„BIM – Building Information Modeling – Was kommt auf uns zu?“ Diese Frage diskutierten die Expertinnen und Experten der Forschungsgesellschaft Landschaftsentwicklung Landschaftsbau e. V. (FLL) nicht nur auf dem 6. Forschungsforum Landschaft (22. und 23. Februar 2018) in Essen, sondern bereits am Vortag dieser Veranstaltung im Rahmen der konstituierenden Sitzung des neuen Arbeitskreises BIM in der Landschaftsarchitektur. Leiter des Arbeitskreises ist Prof. Dr. Andreas Thon, Professor für Bautechnik in der Landschaftsarchitektur an der Hochschule Geisenheim.

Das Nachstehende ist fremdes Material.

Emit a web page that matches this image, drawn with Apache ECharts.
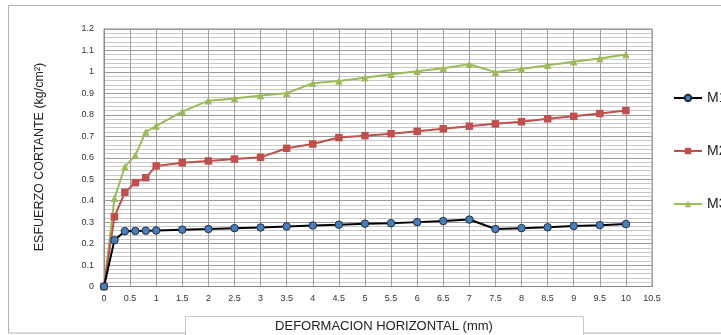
<!DOCTYPE html>
<html><head><meta charset="utf-8">
<script src="https://cdn.jsdelivr.net/npm/echarts@6/dist/echarts.min.js"></script>
<style>html,body{margin:0;padding:0;background:#fff;}#c{width:721px;height:335px;}</style>
</head><body><div id="c"></div>
<script>
var xs = [0,0.2,0.4,0.6,0.8,1,1.5,2,2.5,3,3.5,4,4.5,5,5.5,6,6.5,7,7.5,8,8.5,9,9.5,10];
var m1 = [0,0.216,0.258,0.259,0.260,0.261,0.265,0.268,0.272,0.275,0.280,0.284,0.288,0.293,0.295,0.300,0.305,0.312,0.268,0.272,0.276,0.282,0.286,0.291];
var m2 = [0,0.325,0.439,0.484,0.507,0.562,0.577,0.585,0.594,0.602,0.644,0.664,0.694,0.703,0.712,0.723,0.735,0.747,0.758,0.768,0.782,0.793,0.806,0.820];
var m3 = [0,0.411,0.558,0.612,0.720,0.748,0.815,0.866,0.876,0.890,0.901,0.947,0.958,0.973,0.989,1.003,1.017,1.036,0.999,1.014,1.031,1.047,1.062,1.081];
var seriesNames = ['M1','M2','M3'];
var xTitle = 'DEFORMACION HORIZONTAL (mm)';
var yTitle = 'ESFUERZO CORTANTE (kg/cm²)';

function pairs(ys){ return xs.map(function(x,i){return [x, ys[i]];}); }
var FONT = '"Liberation Sans", Arial, sans-serif';
var chart = echarts.init(document.getElementById('c'), null, {renderer:'canvas'});
chart.setOption({
  animation:false,
  textStyle:{fontFamily:FONT},
  grid:{left:104, right:69, top:29, bottom:48.5, show:true, borderColor:'#8c8c8c', borderWidth:1},
  xAxis:{type:'value', min:0, max:10.5, interval:0.5,
    axisLine:{show:true, lineStyle:{color:'#8c8c8c'}}, axisTick:{show:false},
    axisLabel:{fontSize:9, color:'#333', margin:8, fontFamily:FONT,
      formatter:function(v){return String(+v.toFixed(1));}},
    splitLine:{show:true, lineStyle:{color:'#a0a0a0', width:1}}},
  yAxis:{type:'value', min:0, max:1.2, interval:0.1,
    axisLine:{show:true, lineStyle:{color:'#8c8c8c'}}, axisTick:{show:false},
    axisLabel:{fontSize:9, color:'#333', margin:10, fontFamily:FONT,
      formatter:function(v){return String(+v.toFixed(1));}},
    splitLine:{show:true, lineStyle:{color:'#9a9a9a', width:1}},
    minorTick:{show:false, splitNumber:5},
    minorSplitLine:{show:true, lineStyle:{color:'#c8c8c8', width:1}}},
  legend:{orient:'vertical', left:673, top:91, padding:0, itemGap:39, itemWidth:28, itemHeight:8,
    textStyle:{fontSize:14, color:'#222', fontFamily:FONT},
    data:seriesNames},
  series:[
    {name:seriesNames[0], type:'line', data:pairs(m1), symbol:'circle', symbolSize:7.5,
      lineStyle:{color:'#000', width:2}, itemStyle:{color:'#4a7ebb', borderColor:'#1f2f45', borderWidth:1}, z:4},
    {name:seriesNames[1], type:'line', data:pairs(m2), symbol:'rect', symbolSize:7.5,
      lineStyle:{color:'#c0504d', width:2}, itemStyle:{color:'#c0504d'}, z:3},
    {name:seriesNames[2], type:'line', data:pairs(m3), symbol:'triangle', symbolSize:7.5,
      lineStyle:{color:'#9bbb59', width:2}, itemStyle:{color:'#9bbb59'}, z:2}
  ],
  graphic:[
    {type:'rect', shape:{x:8.5, y:5.5, width:720, height:327.5}, style:{fill:'none', stroke:'#b0b0b0', lineWidth:1}, silent:true, z:-1},
    {type:'rect', shape:{x:185.5, y:316.5, width:398, height:20}, style:{fill:'#fff', stroke:'#c8c8c8', lineWidth:1}, z:10},
    {type:'text', x:384, y:326, style:{text:xTitle, fontSize:13, fill:'#222', fontFamily:FONT, textAlign:'center', textVerticalAlign:'middle'}, z:11},
    {type:'text', x:40, y:157, rotation:Math.PI/2, style:{text:yTitle, fontSize:12.5, fill:'#222', fontFamily:FONT, textAlign:'center', textVerticalAlign:'middle'}, z:11}
  ]
});
</script></body></html>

„BIM als Planungsmethode verbindet die drei Teilbereiche Planung, Bau/Unterhaltung und Umbau/Abriss von Bauwerken. Sie ermöglicht eine ganzheitliche, dynamische Koordinierung der Prozesse“, erläutert Thon. Mit Hilfe des BIM erfassen Architekten und Planer alle relevanten Bauwerksdaten digital und modellieren sie; diese Datenbasis dient unter anderem als Grundlage für Kostenkalkulationen. Durch eine ständige Synchronisation des Modells stehen Änderungen an der Projektdatei allen Projektbeteiligten unmittelbar zur Verfügung. Ein kontinuierlicher Informationsaustausch in alle Richtungen sorgt für einen effizienteren Ablauf des Gesamtprojekts und eine bessere Steuerung über den gesamten Lebenszyklus eines Bauwerkes hinweg.
Die Mitglieder des ehrenamtlich arbeitenden Arbeitskreises der FLL sehen hier Handlungsbedarf und haben sich gemeinsam mit Herstellern von Branchensoftware ehrgeizige Ziele gesetzt: Die Planungsmethode findet bisher vor allem im Hochbau, Tiefbau und dem Facility Management Anwendung. „Um sie auch für die Landschaftsarchitektur nutzbar zu machen, müssen wir deshalb neue Standards und Anforderungen definieren“, so Thon. „Zu berücksichtigen sind dabei unter anderem die Individualität von Bauwerken, die Tiefe der Detailplanung sowie die Klassifizierung von Bauteilen und -stoffen.“
Die Vorteile des Einsatzes von BIM in der Landschaftsarchitektur sind zum Teil noch nicht bekannt, auch, weil Methodik und Werkzeuge der Anwendung erst aus artverwandten Erfahrungen und Prozessen angepasst werden müssen. Hierzu ist eine intensive Vernetzung mit Themenfelder wie Hoch-, Verkehrswege- und Infrastrukturbau wichtig. Beste Voraussetzung dafür: Prof. Dr. Andreas Thon leitet auch die Fachgruppe BIM in der Landschaftsarchitektur bei buildingSMART e. V.. Hier ist es Ziel, Standards zum Austausch von Daten zu definieren. Dies geschieht unter anderem mittels Industry Foundation Classes (IFC). Dieses offene Format beschreibt neben Gebäuden mit ihren logischen Gebäudestrukturen (Türen, Fenster, ...) auch komplexe 3D-Modelle. Darüber hinaus können die Bauelemente mit geometrischen Definitionen ebenso wie mit Objekteigenschaften wie Materialität, Lebensdauer und Pflegehinweisen attribuiert werden. Sie können so den individuellen Informationsbedarfen der Anwender entsprechend im- und exportiert werden.
Durch die Vernetzung der Leitung beider Gremien ist es möglich, Synergien zwischen verwandten Arbeits- oder Fachgruppen zu nutzen und auf erbrachte Leistungen und Erfolge zuzugreifen. Dieser fachliche Dialog kann im internationalen Kontext durch einen Austausch von Wissen, Informationen und Daten fortgeführt werden. Bauwerke wie Straßen und Eisenbahnen führen beispielsweise über Ländergrenzen hinweg und bei größeren Projekten stammen Bauteile, Planer und ausführende Firmen nicht zwingend aus einem Land. Vor diesem Hintergrund konnte Thon auf dem buildingSMART International Summit vom 27. bis 29. März 2018 in Paris wertvolle Partner für einen fachlichen Austausch in den USA, Großbritannien, Schweden und Norwegen gewinnen.
Um die nächste Generation von Landschaftsplanern und -architekten frühzeitig auf die Anforderungen in der Arbeit mit BIM vorzubereiten, hat die Hochschule Geisenheim die Methodik des BIM bereits seit dem Wintersemester 2017/18 in das Studium der Landschaftsarchitektur integriert.